Preventing Free-Riding

  1. The explanation of its policy given to us by supplier clearly demonstrated how RPM can be used by a supplier to contain "free-riding". The action taken by supplier W is anti-competitive in that customers are paying a higher price but the company would argue that, had it not been able to contain the free -riding problem, consumers would have been denied the benefit of full service dealers and, ultimately, supplier W may have stopped supplying the Hong Kong market.
  2. In many other jurisdictions, notably the European Union [2] , suppliers are only allowed to counter the problem of free-riding by establishing networks of authorized dealers. The supplier can say it will deal only with those retailers who meet the requirements it sets on matters such as stock holding, staff training, even the way in which the product shall be displayed. The supplier is not allowed to insist that retailers follow guidance on prices.
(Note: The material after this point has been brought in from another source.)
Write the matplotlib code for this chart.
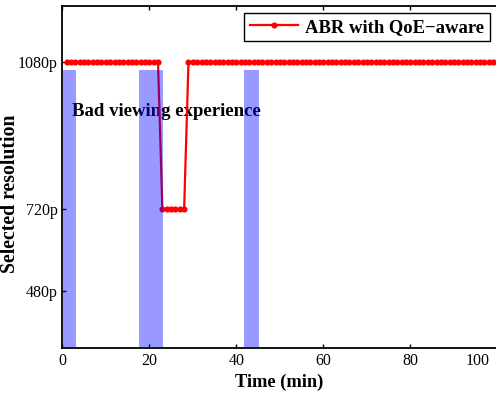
import matplotlib.pyplot as plt
import matplotlib.transforms as mtransforms
import numpy as np

plt.rcParams['font.family'] = ['Liberation Serif', 'DejaVu Serif']
plt.rcParams['font.size'] = 11

# resolution levels mapped to plot positions (480p, 720p, 1080p)
res_labels = ['480p', '720p', '1080p']
res_levels = [1.0, 2.0, 3.79]

# selected resolution per minute
time_min = np.arange(1, 111)
selected = ['1080p'] * 22 + ['720p'] * 6 + ['1080p'] * 82
sel_val = [res_levels[res_labels.index(s)] for s in selected]

# periods of bad viewing experience (start, end) in minutes
bad_start = [0.2, 17.6, 41.8]
bad_end = [3.2, 23.1, 45.2]
bad_top = 3.70

fig = plt.figure(figsize=(4.96, 3.93), dpi=100)
ax = fig.add_axes([0.1256, 0.1145, 0.965, 0.8702])

ax.plot(time_min, sel_val, '-o', color='red', lw=1.6, ms=3.4,
        label='ABR with QoE\u2212aware', zorder=2)

ymin, ymax = 0.30, 4.48
for s, e in zip(bad_start, bad_end):
    ax.bar(s, bad_top - ymin, width=e - s, bottom=ymin, align='edge',
           color='blue', alpha=0.4, lw=0, zorder=3)

ax.text(2.2, 3.19, 'Bad viewing experience', fontweight='bold', fontsize=13.5,
        va='center', ha='left', zorder=1)

ax.set_xlim(0, 110)
ax.set_ylim(ymin, ymax)
ax.set_xticks(np.arange(0, 101, 20))
ax.set_yticks(res_levels)
ax.set_yticklabels(res_labels)
ax.tick_params(direction='in', top=True, right=True, length=3, width=1,
               labelsize=11.5)
lab = ax.get_xticklabels()[-1]
lab.set_ha('right')
lab.set_transform(lab.get_transform() +
                  mtransforms.ScaledTranslation(-0.08, 0, fig.dpi_scale_trans))
for sp in ax.spines.values():
    sp.set_linewidth(1.3)

ax.set_xlabel('Time (min)', fontweight='bold', fontsize=13.2)
ax.xaxis.set_label_coords(0.453, -0.075)
ax.set_ylabel('Selected resolution', fontweight='bold', fontsize=14.2)
ax.yaxis.set_label_coords(-0.088, 0.45)

leg = ax.legend(loc='upper right', bbox_to_anchor=(0.988, 0.967),
                bbox_transform=fig.transFigure, fancybox=False,
                edgecolor='black', framealpha=1, handlelength=2.6,
                handletextpad=0.4, borderaxespad=0, borderpad=0.3,
                prop={'weight': 'bold', 'size': 13.4})
leg.get_frame().set_linewidth(1.0)

fig.savefig('out.png', dpi=100)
Retailers are free to decide the price they will charge.
  3. It should be noted that in this case that although there may have been companies free-ridding in the past there is no suggestion that Pricerite was failing to provide a full service and was, therefore, trying to free-ride.

Developing Brands

  1. Some economists have argued that it is necessary to permit RPM in order to encourage suppliers and retailers to invest in the development of brands and the provision of pre and after sales service. The fact that the countries of the European Union enjoy these benefits without the need for RPM provides evidence to the contrary. There are, however, some jurisdictions, for example Taiwan and Mexico, where RPM is permitted if it can be demonstrated that there is strong inter-brand competition and that RPM will not have an anti-competitive effect. Taiwan has not yet, however, granted an exemption on these grounds.
  1. The Consumer Council is not a competition authority. Reaching definitive conclusions in respect of the two complaints made to it is not a role it should adopt. It is not simply a question of the absence of the investigative power, although such power would be necessary to resolve the differences in the versions of event given to the Council by Carrefour and some of its suppliers. There is also the need to consider whether maintaining the existence of small shops should play a part in the decision.
  2. Our enquiries have, however, established the existence of RPM in Hong Kong and a decision must be taken as to whether the practice should be prohibited. Most other jurisdiction with competition law do prohibit RPM and take action to enforce the prohibition. In its report, Competition Policy the Key to Hong Kong's Future Economic Success, the Council argued that there should be a Competition Law prohibiting practices such as RPM and a Competition Authority to establish the facts in individual cases. The events outlined in this paper support these recommendations. 



1. Consumer Council, Report on The Supermarket Industry in Hong Kong, 1994.

2. The treatment of Company W in other jurisdictions is complicated by the fact that it holds the inventory. The particular facts of the case might mean that sales could be arranged so that the prohibition on RPM was not breached.